With gas prices falling back from their near $4-a-gallon highs, pickup truck sales rose sharply. Sales of Ford's F-series pickups are 29 percent higher than last year, and GM pickups gained 23 percent.

Chrysler sales were its highest May total in five years. The Jeep Wrangler led the way with 44 percent gains over a year earlier and the most monthly sales ever for the vehicle. A broad range of models also showed double-digit gains, including the Ram pickup, Chrysler 300 sedan, and Chrysler Town and Country and Dodge Grand Caravan minivans.

Sales of Toyota's Prius hybrid, which were in short supply a year ago, have been particularly strong. The new, small member of that family, the Prius C, is off to a strong start. The company will offer details on specific model sales later today.

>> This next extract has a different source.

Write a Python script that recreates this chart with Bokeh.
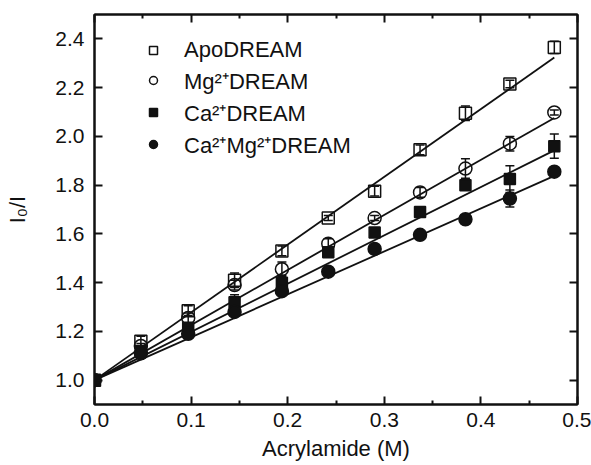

Analysts forecasting overall auto industry sales for May believe the total could be up 30 percent over a year ago when all sales are reported. Based on projections, research firm LMC Automotive has raised its sales forecast for all of 2012 to 14.5 million, compared with 12.8 million in 2011. LMC analyst Jeff Schuster raised that target based not only on sales trend to date, but also what he called "stability in economic fundamentals required to sustain a higher selling rate throughout the remainder of the year."

One factor in strong May sales could be increased rebates and other incentives to entice buyers. Ford and Nissan both increased their incentives by more than 9 percent over April, according to Edmunds.com. Honda (HMC) incentives were up 23 percent and Toyota's 16 percent over May 2011.

Edmunds projected that GM would keep its lead, with 17.7 percent share of the May market, though that is down from 20.8 percent a year ago. Ford is forecast to remain second with 16 percent market share and Toyota third with 14.8 percent. Chrysler's share is estimated at 11.8 percent, according to Edmunds.